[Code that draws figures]
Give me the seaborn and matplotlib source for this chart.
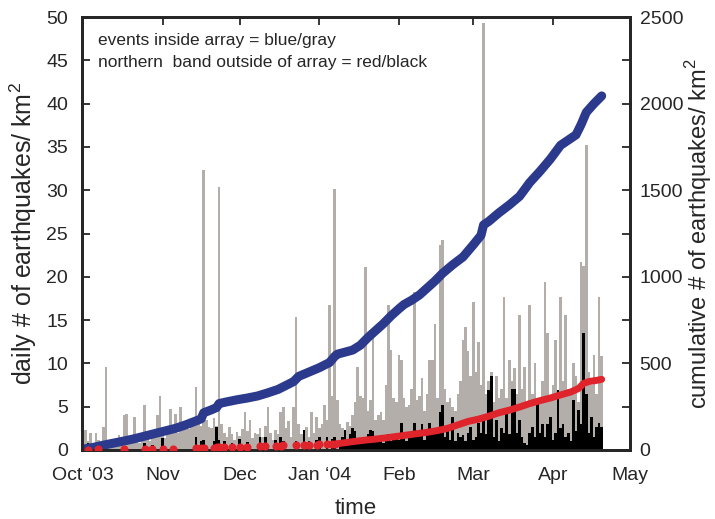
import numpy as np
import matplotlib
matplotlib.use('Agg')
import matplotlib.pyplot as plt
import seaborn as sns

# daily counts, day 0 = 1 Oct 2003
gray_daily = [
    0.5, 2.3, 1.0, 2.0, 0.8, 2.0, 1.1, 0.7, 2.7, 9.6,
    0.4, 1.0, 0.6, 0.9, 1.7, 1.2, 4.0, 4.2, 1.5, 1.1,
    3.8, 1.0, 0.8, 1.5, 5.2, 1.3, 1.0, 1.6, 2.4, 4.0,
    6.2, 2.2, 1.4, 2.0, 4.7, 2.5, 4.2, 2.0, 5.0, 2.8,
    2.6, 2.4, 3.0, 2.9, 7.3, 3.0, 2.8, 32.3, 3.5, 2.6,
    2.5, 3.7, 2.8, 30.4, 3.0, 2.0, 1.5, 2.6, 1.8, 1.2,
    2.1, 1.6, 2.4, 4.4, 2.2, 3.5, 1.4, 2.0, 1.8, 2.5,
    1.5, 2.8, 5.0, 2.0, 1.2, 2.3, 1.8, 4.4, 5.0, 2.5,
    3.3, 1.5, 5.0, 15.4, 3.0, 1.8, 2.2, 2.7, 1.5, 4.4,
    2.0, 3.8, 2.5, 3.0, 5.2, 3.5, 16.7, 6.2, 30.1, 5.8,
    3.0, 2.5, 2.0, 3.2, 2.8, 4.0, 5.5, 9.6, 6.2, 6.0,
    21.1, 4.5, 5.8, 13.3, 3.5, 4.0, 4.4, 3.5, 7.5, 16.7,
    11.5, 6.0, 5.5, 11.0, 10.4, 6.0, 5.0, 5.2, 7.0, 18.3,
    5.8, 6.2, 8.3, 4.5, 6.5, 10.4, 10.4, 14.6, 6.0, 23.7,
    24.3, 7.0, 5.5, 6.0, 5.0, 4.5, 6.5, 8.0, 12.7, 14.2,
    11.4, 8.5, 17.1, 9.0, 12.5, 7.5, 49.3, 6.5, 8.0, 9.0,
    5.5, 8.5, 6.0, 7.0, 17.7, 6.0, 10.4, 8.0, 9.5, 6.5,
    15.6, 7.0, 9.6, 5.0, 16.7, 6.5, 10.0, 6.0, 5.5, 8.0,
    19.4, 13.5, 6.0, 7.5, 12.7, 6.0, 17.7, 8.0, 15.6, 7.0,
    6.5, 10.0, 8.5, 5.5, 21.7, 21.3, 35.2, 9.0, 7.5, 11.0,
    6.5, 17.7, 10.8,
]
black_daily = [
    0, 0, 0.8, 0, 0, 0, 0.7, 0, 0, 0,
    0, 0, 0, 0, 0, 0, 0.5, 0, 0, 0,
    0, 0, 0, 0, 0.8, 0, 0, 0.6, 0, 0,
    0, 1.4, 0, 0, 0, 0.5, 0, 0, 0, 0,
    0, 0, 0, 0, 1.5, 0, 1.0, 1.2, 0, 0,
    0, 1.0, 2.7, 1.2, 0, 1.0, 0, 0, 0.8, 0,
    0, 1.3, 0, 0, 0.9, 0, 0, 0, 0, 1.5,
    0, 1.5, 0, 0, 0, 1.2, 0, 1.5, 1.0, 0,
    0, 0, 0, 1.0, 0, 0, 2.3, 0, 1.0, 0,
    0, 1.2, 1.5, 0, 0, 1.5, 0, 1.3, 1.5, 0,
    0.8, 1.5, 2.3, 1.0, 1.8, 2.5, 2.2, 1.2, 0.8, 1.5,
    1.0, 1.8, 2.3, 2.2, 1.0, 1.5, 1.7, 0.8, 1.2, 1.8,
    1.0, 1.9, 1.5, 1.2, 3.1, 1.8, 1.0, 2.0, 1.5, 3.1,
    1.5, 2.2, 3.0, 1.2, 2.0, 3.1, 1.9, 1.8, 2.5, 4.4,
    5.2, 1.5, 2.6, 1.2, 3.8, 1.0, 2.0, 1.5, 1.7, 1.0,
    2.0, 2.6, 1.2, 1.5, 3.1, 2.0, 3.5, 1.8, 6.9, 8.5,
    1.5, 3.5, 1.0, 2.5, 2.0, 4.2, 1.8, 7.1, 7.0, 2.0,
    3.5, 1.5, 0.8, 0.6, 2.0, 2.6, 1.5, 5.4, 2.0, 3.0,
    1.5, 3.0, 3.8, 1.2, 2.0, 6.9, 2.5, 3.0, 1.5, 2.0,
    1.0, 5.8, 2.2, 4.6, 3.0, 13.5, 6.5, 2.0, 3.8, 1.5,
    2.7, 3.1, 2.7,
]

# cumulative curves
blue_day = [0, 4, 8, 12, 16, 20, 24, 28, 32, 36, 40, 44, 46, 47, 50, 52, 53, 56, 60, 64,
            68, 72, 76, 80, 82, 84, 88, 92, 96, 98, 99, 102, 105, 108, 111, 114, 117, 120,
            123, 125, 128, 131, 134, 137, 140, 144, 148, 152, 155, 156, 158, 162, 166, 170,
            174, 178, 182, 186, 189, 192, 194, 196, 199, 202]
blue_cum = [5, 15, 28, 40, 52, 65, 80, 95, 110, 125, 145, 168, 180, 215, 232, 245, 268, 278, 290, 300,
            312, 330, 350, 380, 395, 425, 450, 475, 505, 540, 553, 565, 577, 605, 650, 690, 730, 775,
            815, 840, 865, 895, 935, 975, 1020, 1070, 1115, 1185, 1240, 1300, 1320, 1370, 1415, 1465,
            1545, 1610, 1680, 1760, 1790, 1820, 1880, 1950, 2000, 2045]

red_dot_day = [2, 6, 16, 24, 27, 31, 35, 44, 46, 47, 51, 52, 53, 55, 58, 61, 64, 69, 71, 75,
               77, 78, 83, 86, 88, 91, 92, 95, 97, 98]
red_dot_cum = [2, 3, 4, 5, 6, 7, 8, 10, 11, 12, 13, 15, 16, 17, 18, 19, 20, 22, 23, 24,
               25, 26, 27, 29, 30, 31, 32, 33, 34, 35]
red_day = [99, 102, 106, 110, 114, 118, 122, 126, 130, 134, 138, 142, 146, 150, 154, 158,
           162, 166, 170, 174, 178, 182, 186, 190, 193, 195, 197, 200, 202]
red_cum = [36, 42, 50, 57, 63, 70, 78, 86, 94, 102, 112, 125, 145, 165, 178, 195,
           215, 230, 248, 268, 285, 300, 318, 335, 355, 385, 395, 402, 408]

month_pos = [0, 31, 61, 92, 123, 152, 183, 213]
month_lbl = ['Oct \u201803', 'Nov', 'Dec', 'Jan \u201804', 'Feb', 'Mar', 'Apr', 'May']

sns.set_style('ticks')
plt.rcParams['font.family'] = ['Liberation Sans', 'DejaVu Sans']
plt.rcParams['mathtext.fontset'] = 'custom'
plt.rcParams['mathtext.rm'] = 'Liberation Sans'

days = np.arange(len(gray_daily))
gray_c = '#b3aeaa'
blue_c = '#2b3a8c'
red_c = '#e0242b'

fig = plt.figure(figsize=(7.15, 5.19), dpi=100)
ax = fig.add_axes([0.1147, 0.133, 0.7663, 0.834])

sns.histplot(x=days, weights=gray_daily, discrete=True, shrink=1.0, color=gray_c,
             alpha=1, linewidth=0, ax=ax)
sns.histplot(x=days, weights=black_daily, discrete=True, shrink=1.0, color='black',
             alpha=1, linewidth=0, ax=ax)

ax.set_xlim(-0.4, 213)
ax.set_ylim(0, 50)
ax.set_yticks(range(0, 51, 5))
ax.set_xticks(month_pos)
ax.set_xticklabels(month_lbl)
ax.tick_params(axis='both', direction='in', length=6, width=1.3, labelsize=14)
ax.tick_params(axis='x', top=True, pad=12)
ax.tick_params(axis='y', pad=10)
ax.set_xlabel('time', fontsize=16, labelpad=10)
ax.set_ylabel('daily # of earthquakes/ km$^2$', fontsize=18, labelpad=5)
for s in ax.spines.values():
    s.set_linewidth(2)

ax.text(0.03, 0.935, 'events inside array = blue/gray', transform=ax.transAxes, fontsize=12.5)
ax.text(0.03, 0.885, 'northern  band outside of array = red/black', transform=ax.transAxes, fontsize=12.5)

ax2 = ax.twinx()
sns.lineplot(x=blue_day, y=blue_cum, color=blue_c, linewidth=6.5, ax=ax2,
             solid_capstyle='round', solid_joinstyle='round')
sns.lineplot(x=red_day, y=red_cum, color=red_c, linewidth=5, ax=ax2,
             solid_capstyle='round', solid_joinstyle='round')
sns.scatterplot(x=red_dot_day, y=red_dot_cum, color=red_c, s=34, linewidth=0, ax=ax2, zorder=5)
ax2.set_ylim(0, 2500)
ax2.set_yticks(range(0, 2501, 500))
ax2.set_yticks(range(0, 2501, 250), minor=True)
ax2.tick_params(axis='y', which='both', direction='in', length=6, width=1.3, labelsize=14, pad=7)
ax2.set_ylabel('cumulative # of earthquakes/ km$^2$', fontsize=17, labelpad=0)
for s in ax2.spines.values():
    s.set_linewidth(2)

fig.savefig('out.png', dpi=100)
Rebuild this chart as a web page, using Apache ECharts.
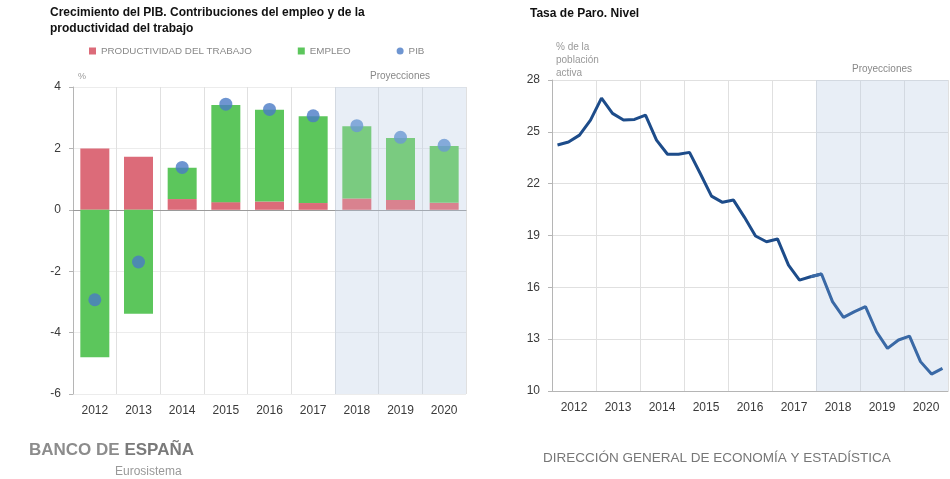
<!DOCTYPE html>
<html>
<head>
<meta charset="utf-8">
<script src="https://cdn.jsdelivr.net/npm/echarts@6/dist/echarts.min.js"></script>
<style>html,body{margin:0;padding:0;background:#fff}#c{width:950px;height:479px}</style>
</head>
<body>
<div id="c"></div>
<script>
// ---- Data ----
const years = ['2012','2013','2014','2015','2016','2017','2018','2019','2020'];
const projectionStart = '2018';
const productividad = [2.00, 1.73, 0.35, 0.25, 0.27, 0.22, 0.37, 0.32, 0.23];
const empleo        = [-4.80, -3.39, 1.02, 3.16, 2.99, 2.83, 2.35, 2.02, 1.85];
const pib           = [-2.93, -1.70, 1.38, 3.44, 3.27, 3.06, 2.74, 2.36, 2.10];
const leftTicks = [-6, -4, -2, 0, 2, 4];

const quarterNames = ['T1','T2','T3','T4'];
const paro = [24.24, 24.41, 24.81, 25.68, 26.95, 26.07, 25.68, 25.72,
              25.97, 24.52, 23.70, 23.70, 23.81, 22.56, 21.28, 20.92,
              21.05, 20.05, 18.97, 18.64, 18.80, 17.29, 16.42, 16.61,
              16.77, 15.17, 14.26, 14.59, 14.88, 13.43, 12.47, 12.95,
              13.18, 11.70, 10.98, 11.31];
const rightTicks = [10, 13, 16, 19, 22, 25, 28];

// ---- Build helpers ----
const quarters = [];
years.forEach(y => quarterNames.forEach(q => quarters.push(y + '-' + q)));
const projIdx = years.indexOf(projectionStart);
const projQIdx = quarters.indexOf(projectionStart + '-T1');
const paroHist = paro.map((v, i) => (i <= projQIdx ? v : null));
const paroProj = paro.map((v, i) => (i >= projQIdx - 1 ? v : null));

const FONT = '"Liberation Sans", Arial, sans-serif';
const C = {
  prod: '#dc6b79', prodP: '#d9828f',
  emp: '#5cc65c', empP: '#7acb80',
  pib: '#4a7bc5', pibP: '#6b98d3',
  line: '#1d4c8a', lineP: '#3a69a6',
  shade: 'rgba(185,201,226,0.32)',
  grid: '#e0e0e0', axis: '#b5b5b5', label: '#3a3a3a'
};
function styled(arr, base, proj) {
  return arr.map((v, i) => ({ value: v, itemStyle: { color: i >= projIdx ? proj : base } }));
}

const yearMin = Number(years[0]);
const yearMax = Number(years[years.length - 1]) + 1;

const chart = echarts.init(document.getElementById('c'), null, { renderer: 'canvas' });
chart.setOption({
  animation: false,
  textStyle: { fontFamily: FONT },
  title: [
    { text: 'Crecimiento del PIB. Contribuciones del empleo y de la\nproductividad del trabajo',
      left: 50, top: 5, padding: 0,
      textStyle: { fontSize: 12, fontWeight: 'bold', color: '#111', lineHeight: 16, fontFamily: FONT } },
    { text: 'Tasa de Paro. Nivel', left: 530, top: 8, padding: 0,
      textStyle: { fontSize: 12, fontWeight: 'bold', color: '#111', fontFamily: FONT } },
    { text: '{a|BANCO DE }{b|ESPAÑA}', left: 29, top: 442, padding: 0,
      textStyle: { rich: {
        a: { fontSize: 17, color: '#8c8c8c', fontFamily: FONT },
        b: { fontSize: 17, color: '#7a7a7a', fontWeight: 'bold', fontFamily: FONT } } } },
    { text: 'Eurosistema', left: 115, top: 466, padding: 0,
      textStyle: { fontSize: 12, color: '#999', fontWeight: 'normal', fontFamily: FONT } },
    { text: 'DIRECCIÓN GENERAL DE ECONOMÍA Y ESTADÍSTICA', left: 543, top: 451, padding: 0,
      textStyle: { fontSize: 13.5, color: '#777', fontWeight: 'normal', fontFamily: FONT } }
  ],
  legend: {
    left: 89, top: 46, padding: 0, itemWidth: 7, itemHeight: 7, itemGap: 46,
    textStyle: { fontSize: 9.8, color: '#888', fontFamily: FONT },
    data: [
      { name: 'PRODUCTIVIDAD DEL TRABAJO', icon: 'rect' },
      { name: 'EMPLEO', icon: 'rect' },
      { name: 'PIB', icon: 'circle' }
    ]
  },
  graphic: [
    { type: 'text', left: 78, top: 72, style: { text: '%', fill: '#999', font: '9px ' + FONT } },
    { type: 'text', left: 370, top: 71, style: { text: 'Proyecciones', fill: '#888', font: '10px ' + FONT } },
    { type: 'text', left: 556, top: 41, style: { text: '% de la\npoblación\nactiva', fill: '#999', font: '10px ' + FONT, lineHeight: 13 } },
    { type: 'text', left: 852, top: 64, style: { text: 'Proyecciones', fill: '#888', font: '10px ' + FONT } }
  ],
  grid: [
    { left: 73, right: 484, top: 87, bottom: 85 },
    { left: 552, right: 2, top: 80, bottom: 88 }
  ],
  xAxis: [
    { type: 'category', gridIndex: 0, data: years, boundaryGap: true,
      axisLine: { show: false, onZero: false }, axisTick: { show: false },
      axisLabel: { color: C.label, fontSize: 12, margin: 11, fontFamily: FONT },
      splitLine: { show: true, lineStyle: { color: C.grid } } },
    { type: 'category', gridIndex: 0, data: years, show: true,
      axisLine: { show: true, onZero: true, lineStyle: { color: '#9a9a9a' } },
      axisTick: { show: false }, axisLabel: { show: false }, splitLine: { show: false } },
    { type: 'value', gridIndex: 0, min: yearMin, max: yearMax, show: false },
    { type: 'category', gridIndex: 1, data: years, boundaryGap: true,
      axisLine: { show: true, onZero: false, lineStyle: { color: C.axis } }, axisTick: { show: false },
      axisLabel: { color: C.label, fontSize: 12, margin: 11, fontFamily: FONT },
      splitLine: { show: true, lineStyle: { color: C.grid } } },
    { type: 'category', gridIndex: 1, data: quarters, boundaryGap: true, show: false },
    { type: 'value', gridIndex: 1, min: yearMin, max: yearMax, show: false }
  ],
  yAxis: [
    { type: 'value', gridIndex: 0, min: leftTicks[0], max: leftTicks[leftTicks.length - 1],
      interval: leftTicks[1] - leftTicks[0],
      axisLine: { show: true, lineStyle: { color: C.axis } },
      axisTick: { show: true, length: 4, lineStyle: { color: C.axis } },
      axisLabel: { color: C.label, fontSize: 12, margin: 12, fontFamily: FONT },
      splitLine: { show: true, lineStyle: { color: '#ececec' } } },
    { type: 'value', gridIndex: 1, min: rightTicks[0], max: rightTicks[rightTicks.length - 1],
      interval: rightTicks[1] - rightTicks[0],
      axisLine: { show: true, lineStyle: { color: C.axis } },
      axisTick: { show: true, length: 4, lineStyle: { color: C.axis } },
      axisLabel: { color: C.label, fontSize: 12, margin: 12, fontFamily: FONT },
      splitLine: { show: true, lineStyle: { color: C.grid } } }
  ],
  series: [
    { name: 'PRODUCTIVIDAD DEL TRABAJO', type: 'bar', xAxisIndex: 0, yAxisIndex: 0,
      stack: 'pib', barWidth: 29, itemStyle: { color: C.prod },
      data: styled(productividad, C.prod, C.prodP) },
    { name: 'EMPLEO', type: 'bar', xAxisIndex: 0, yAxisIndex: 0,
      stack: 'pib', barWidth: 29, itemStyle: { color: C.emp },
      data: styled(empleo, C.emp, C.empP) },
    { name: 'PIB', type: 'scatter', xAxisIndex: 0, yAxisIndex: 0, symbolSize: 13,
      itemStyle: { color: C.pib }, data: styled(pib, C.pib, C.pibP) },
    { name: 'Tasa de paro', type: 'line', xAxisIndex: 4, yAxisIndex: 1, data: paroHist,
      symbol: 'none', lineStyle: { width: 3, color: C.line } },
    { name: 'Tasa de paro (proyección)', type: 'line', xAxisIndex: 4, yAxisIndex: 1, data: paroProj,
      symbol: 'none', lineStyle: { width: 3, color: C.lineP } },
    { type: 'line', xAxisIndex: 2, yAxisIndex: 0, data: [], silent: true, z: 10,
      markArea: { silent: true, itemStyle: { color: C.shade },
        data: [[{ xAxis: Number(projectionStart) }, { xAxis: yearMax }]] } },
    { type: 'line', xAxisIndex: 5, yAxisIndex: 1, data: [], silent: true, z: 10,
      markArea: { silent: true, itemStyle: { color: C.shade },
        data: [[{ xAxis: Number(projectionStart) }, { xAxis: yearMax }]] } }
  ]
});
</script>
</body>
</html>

TASK INSTRUCTIONS -
Return, please, the exact lines from the beginning of the entries above through the line containing "import seaborn as sns", both included; pictures are left out.

THE REPLY -
Give me the seaborn and matplotlib source for this chart.
import numpy as np
import matplotlib
matplotlib.use('Agg')
import matplotlib.pyplot as plt
import seaborn as sns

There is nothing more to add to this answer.